Seul sur la scène de ce petit théâtre au coeur de la Friche Belle de Mai à Marseille, cheveux gominés, costume impeccable, il nous regarde sans sourciller. Il est légionnaire et son double se projette en direct dans une télévision décorée de ses apparats. Des micros sont tendus comme autant de perches pour entendre de sa bouche les mots de l’écrivaine Sonia Chiambretto. En entrant, je suis saisi par la beauté et la modernité du décor, proche de l’univers du metteur en scène allemand, Thomas Ostermeier. La scénographie audacieuse d’Hubert Colas met en relief le propos alors que le corps de l’acteur donne au texte des airs de musique militaire sur une partition d’opéra.
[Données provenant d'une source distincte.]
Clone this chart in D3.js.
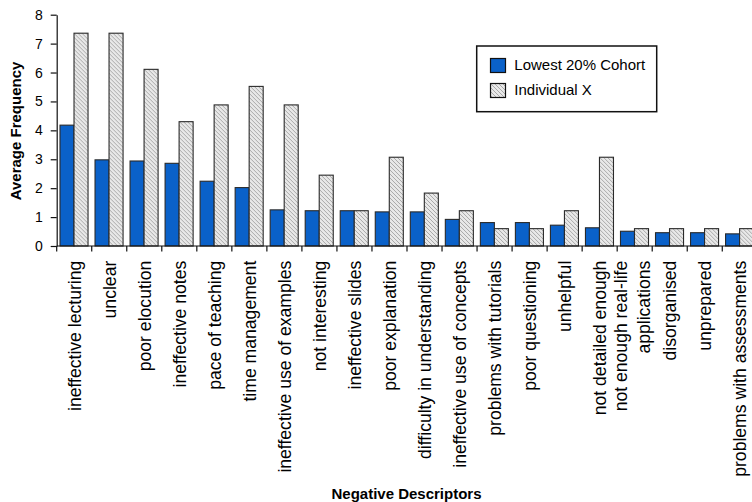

Manuel Vallade est exceptionnel. Son corps transpire à certains moments comme autant d’émotions refrénées qui s’immiscent dans le texte. Il fait corps, à corps défendant, avec cet esprit de corps. Sa beauté nous renvoie au film “Beau travail” de Claire Denis qui avait su nous restituer l’atmosphère de la légion à partir d’une chorégraphie endurante et sensuelle. En quarante minutes, se crée une alchimie faite de pureté, d’un engagement sans limites et d’une souffrance contenue. Je ne le quitte pas des yeux de peur que cet humain à l’état brut(e) ne tombe à terre.
Alors que les applaudissements se font chaleureux, “face au mur” (beau clin d’oeil à l’autre mise en scène de Colas actuellement au Gymnase), des prénoms de toutes les nationalités se projettent sur son dos comme un monument aux vivants.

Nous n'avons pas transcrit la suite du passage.